Imaginons un instant que la COI devienne ce qu’est l’Union Européenne : une assemblée régionale dotée de leviers politiques, économiques et juridiques. Un Parlement régional, un budget de développement, une stratégie climatique et sécuritaire concertée. Ce qui n’est encore qu’un embryon pourrait devenir un outil majeur de projection. À la différence de l’UE, chaque État ou territoire insulaire a des statuts très différents – mais c’est aussi une force. Maurice pourrait ouvrir les portes du Commonwealth, La Réunion celles de l’UE, Madagascar et les Comores celles de l’Union africaine, tandis que les Seychelles et les Maldives naviguent entre les grandes puissances. Cette diversité d’alliances peut devenir un atout collectif.

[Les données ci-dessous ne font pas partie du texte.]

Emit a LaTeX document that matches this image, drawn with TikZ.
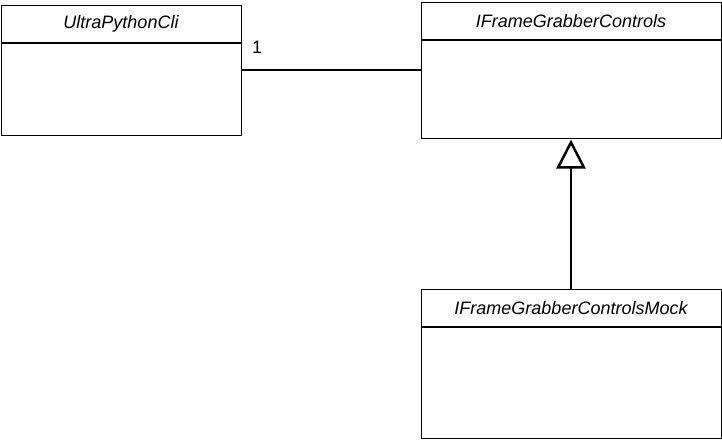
\documentclass[tikz,border=0pt]{standalone}
\usepackage{fontspec}
\setmainfont{Liberation Sans}
\usetikzlibrary{arrows.meta}
\begin{document}
\begin{tikzpicture}[x=1pt,y=-1pt,
  classbox/.style={draw,line width=1.2pt,inner sep=0pt,anchor=north west},
  classtitle/.style={font=\fontsize{18}{20}\selectfont\itshape,inner sep=0pt},
  assoc/.style={line width=1.2pt},
  inherit/.style={line width=2.5pt,-{Triangle[open,length=29pt,width=29pt,line width=2.5pt]}},
  mult/.style={font=\fontsize{18}{20}\selectfont,inner sep=0pt,anchor=base west}]
\useasboundingbox (0,0) rectangle (722,440);
% UltraPythonCli
\node[classbox,minimum width=240pt,minimum height=130pt] (cli) at (1,5) {};
\draw[line width=1.2pt] (1,43) -- (241,43);
\node[classtitle] (clit) at (121,24) {UltraPythonCli};
% IFrameGrabberControls
\node[classbox,minimum width=300pt,minimum height=136pt] (ctl) at (421,2) {};
\draw[line width=1.2pt] (421,40) -- (721,40);
\node[classtitle] (ctlt) at (571,21) {IFrameGrabberControls};
% IFrameGrabberControlsMock
\node[classbox,minimum width=300pt,minimum height=149pt] (mock) at (421,289) {};
\draw[line width=1.2pt] (421,327) -- (721,327);
\node[classtitle] (mockt) at (571,308) {IFrameGrabberControlsMock};
% association
\coordinate (a1) at (cli.east |- 0,70);
\coordinate (a2) at (ctl.west |- 0,70);
\draw[assoc] (a1) -- (a2);
\node[mult] (m1) at (252,53) {1};
% inheritance
\coordinate (i1) at (571,289);
\coordinate (i2) at (571,139.5);
\draw[inherit] (i1) -- (i2);
\end{tikzpicture}
\end{document}
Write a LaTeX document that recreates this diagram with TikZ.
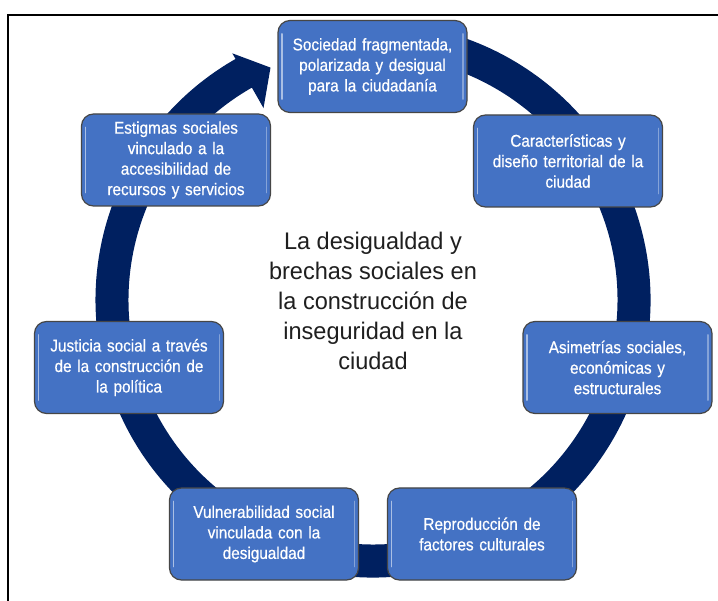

Des stratégies pour ne plus subir

  1. Créer un axe stratégique régional permanent – Inspiré du Conseil européen, un sommet semestriel réunissant les chefs d’État et de territoire de la COI pourrait fixer les grandes orientations régionales. Il pourrait, par exemple, coordonner des ripostes commerciales concertées contre des mesures extraterritoriales ou harmoniser les politiques de résilience face aux cyclones.
  2. Mettre en commun les ressources diplomatiques – Pourquoi l’ambassade de Madagascar à l’ONU ne porterait-elle pas une résolution commune sur le financement climatique au nom de l’ensemble des îles de la COI ? Pourquoi ne pas créer une délégation conjointe auprès de l’OMC pour contester les tarifs américains punitifs ? Mutualiser les représentations à Genève, Addis-Abeba, New York, c’est parler d’une seule voix là où chaque île, seule, pèse peu.
  3. Proposer un pacte de souveraineté partagée – Une coalition pourrait mutualiser ses moyens maritimes pour sécuriser ses zones économiques exclusives. Concrètement, cela veut dire qu’un patrouilleur seychellois pourrait intervenir près des côtes comoriennes, ou qu’un satellite français basé à La Réunion fournisse en temps réel des données de surveillance à Maurice ou à Madagascar. Sur le climat, des laboratoires régionaux pourraient harmoniser les alertes précoces.
  4. Attirer des financements structurants – Il ne s’agit plus de mendier de l’aide, mais de concevoir des projets d’envergure. Un plan régional d’adaptation climatique porté par la COI, chiffré, aligné sur les priorités du G20, pourrait séduire la Banque mondiale, la BAD, voire la Chine via la BRI. Pourquoi ne pas proposer un « corridor vert » inter-îles financé par le Japon, un réseau sous-marin de données océanographiques soutenu par l’UE, ou un centre de formation indo-africain basé à Antananarivo ? Le secret : parler ensemble, avec des dossiers solides et un calendrier commun.
  5. Élaborer une diplomatie offensive – Fini la posture du mendiant. L’océan Indien a une carte à jouer : biodiversité unique, jeunesse connectée, position stratégique sur les routes maritimes mondiales. Une diplomatie offensive, c’est par exemple proposer un traité régional sur la taxation des GAFAM en zone bleue, ou initier une coalition « Océan Indien pour la justice climatique » capable de peser à la COP. C’est envoyer à la prochaine AG de l’ONU une délégation conjointe emmenée par une femme malgache, un diplomate seychellois et un député réunionnais pour incarner une vision nouvelle. C’est aussi exiger un siège consultatif à l’Union africaine pour la COI. En somme, faire de la région non plus un objet de politique étrangère, mais un acteur.

Un choc utile ?

L’Amérique de Trump II fait tomber les masques. L’aide conditionnée, la dépendance commerciale, l’illusion d’un multilatéralisme stable. Ce choc, violent, injuste parfois, peut aussi être utile. Il oblige à réagir, à innover, à s’unir. L’océan Indien peut devenir un laboratoire de coopération politique, un archipel de souverainetés partagées. Reste à savoir si les dirigeants sauront saisir cette opportunité. Le moment est venu d’en faire plus qu’une zone tampon : une véritable puissance régionale.

Unis dans la diversité. Solidaires dans la tempête.